## The blessing of dimensionality

The phrase “curse of dimensionality” has many meanings (with 18800 references, it loses to “bayesian statistics” in a googlefight, but by less than a factor of 3). In numerical analysis it refers to the difficulty of performing high-dimensional numerical integrals.

But I am bothered when people apply the phrase “curse of dimensionality” to statistical inference.

In statistics, “curse of dimensionality” is often used to refer to the difficulty of fitting a model when many possible predictors are available. But this expression bothers me, because more predictors is more data, and it should not be a “curse” to have more data. Maybe in practice it’s a curse to have more data (just as, in practice, giving people too much good food can make them fat), but “curse” seems a little strong.

With multilevel modeling, there is no curse of dimensionality. When many measurements are taken on each observation, these measurements can themselves be grouped. Having more measurements in a group gives us more data to estimate group-level parameters (such as the standard deviation of the group effects and also coefficients for group-level predictors, if available).

In all the realistic “curse of dimensionality” problems I’ve seen, the dimensions–the predictors–have a structure. The data don’t sit in an abstract K-dimensional space; they are units with K measurements that have names, orderings, etc.

For example, Marina gave us an example in the seminar the other day where the predictors were the values of a spectrum at 100 different wavelengths. The 100 wavelengths are ordered. Certainly it is better to have 100 than 50, and it would be better to have 50 than 10. (This is not a criticism of Marina’s method, I’m just using it as a handy example.)

For an analogous problem: 20 years ago in Bayesian statistics, there was a lot of struggle to develop noninformative prior distributions for highly multivariate problems.

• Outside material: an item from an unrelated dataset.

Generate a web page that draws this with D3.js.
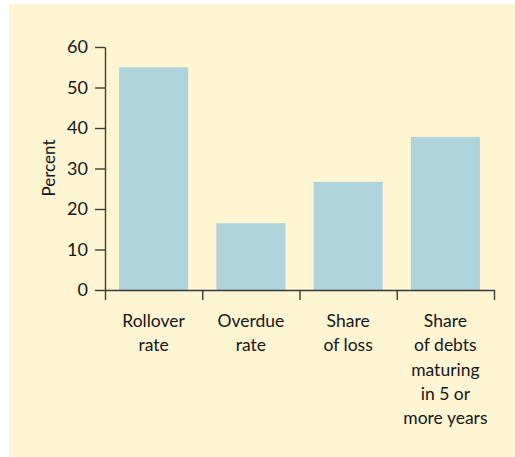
<!DOCTYPE html>
<html>
<head>
<meta charset="utf-8">
<script src="https://cdn.jsdelivr.net/npm/d3@7/dist/d3.min.js"></script>
<style>
  html, body { margin: 0; padding: 0; background: #ffffff; }
  svg { display: block; font-family: Lato, "Noto Sans", sans-serif; }
</style>
</head>
<body>
<div id="chart"></div>
<script>
// chart data
var categories = ['Rollover rate', 'Overdue rate', 'Share of loss', 'Share of debts maturing'];
var categoryLines = [
    ['Rollover', 'rate'],
    ['Overdue', 'rate'],
    ['Share', 'of loss'],
    ['Share', 'of debts', 'maturing', 'in 5 or', 'more years']
];
var values = [55, 16.5, 26.7, 37.8];
var yTicks = [0, 10, 20, 30, 40, 50, 60];

var width = 515, height = 457;
var axisColor = '#3a3a3a';
var textColor = '#161616';
var fontFamily = 'Lato, "Noto Sans", sans-serif';

// plot edges (note: "top" would clash with window.top)
var plotLeft = 105, plotRight = 494, plotTop = 47, plotBottom = 290;

var svg = d3.select('#chart')
    .append('svg')
    .attr('width', width)
    .attr('height', height);

// pale yellow panel
svg.append('rect')
    .attr('x', 9)
    .attr('y', 4)
    .attr('width', width - 9)
    .attr('height', height - 4)
    .style('fill', '#fef5d3');

var x = d3.scaleBand()
    .domain(categories)
    .range([plotLeft, plotRight])
    .paddingInner(0.29)
    .paddingOuter(0.145);

var y = d3.scaleLinear()
    .domain([0, 60])
    .range([plotBottom, plotTop]);

// boundary ticks between categories
var xEdges = d3.scaleLinear()
    .domain([0, categories.length])
    .range([plotLeft, plotRight]);

svg.selectAll('rect.bar')
    .data(values)
    .enter()
    .append('rect')
    .attr('class', 'bar')
    .attr('x', function(d, i) { return x(categories[i]); })
    .attr('y', function(d) { return y(d); })
    .attr('width', x.bandwidth())
    .attr('height', function(d) { return y(0) - y(d); })
    .style('fill', '#aed3da');

// y axis
var yAxis = svg.append('g')
    .attr('transform', 'translate(' + plotLeft + ',0)')
    .call(d3.axisLeft(y).tickValues(yTicks).tickSize(10).tickPadding(7).tickSizeOuter(0));

yAxis.attr('font-family', null).attr('font-size', null);
yAxis.selectAll('text')
    .style('font-family', fontFamily)
    .style('font-size', '18px')
    .style('fill', textColor);

// x axis with ticks on the category edges
svg.append('g')
    .attr('transform', 'translate(0,' + plotBottom + ')')
    .call(d3.axisBottom(xEdges).ticks(categories.length).tickSize(10).tickFormat('').tickSizeOuter(0));

svg.selectAll('.domain, .tick line')
    .style('stroke', axisColor)
    .style('stroke-width', 1.4);

// category labels, centred under each bar
var labels = svg.append('g')
    .attr('class', 'cat-labels')
    .selectAll('text')
    .data(categoryLines)
    .enter()
    .append('text')
    .attr('text-anchor', 'middle')
    .style('font-family', fontFamily)
    .style('font-size', '17.5px')
    .style('fill', textColor);

labels.selectAll('tspan')
    .data(function(d, i) {
        return d.map(function(line) { return { line: line, i: i }; });
    })
    .enter()
    .append('tspan')
    .attr('x', function(d) { return x(categories[d.i]) + x.bandwidth() / 2; })
    .attr('y', function(d, j) { return 327 + j * 24.3; })
    .text(function(d) { return d.line; });

// y axis title
svg.append('text')
    .attr('transform', 'translate(55,168) rotate(-90)')
    .attr('text-anchor', 'middle')
    .style('font-family', fontFamily)
    .style('font-size', '17px')
    .style('fill', textColor)
    .text('Percent');
</script>
</body>
</html>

Eventually this line of research dwindled because people realized that when many variables are floating around, they will be modeled hierarchically, so that the burden of noninformativity shifts to the far less numerous hyperparameters. And, in fact, when the number of variables in a a group is larger, these hyperparameters are easier to estimate.

I’m not saying the problem is trivial or even easy; there’s a lot of work to be done to spend this blessing wisely.

### One Comment

1. Sam Cook says:

Andrew commented:

To put it another way, here is the statistical setting where dimensionality is indeed a "curse":

Suppose you're in a regression setting with, say, 100 data points and 3 meaningful predictors. All is well. Someone now gives you 197 additional predictors, which are mostly noise, and mixes them in with the original 3 so that you don't know what is what. You're now in a more difficult situation and might well prefer to be back with the 3 original predictors.

I think this is what people have in mind when they talk about the curse of dimensionality in regression problems.

But I think this scenario is inappropriate! Its key logical flaw is the use of the "3 good predictors" as a comparison point. If you had 3 good predictors, and 197 others, you can keep the 3 good ones and use the 197 as you deem appropriate, perhaps combining them into one or two summary scores or shrinking them toward zero or whatever. Conversely, if you really have 200 predictors and you have no prior knowledge about which are good and which are useless or close-to-useless, then having only 3 of them will leave you in even worse shape. The "3 good predictors" scenario actually encodes some extremely important information, which is that these particular 3, out of the 200, are good.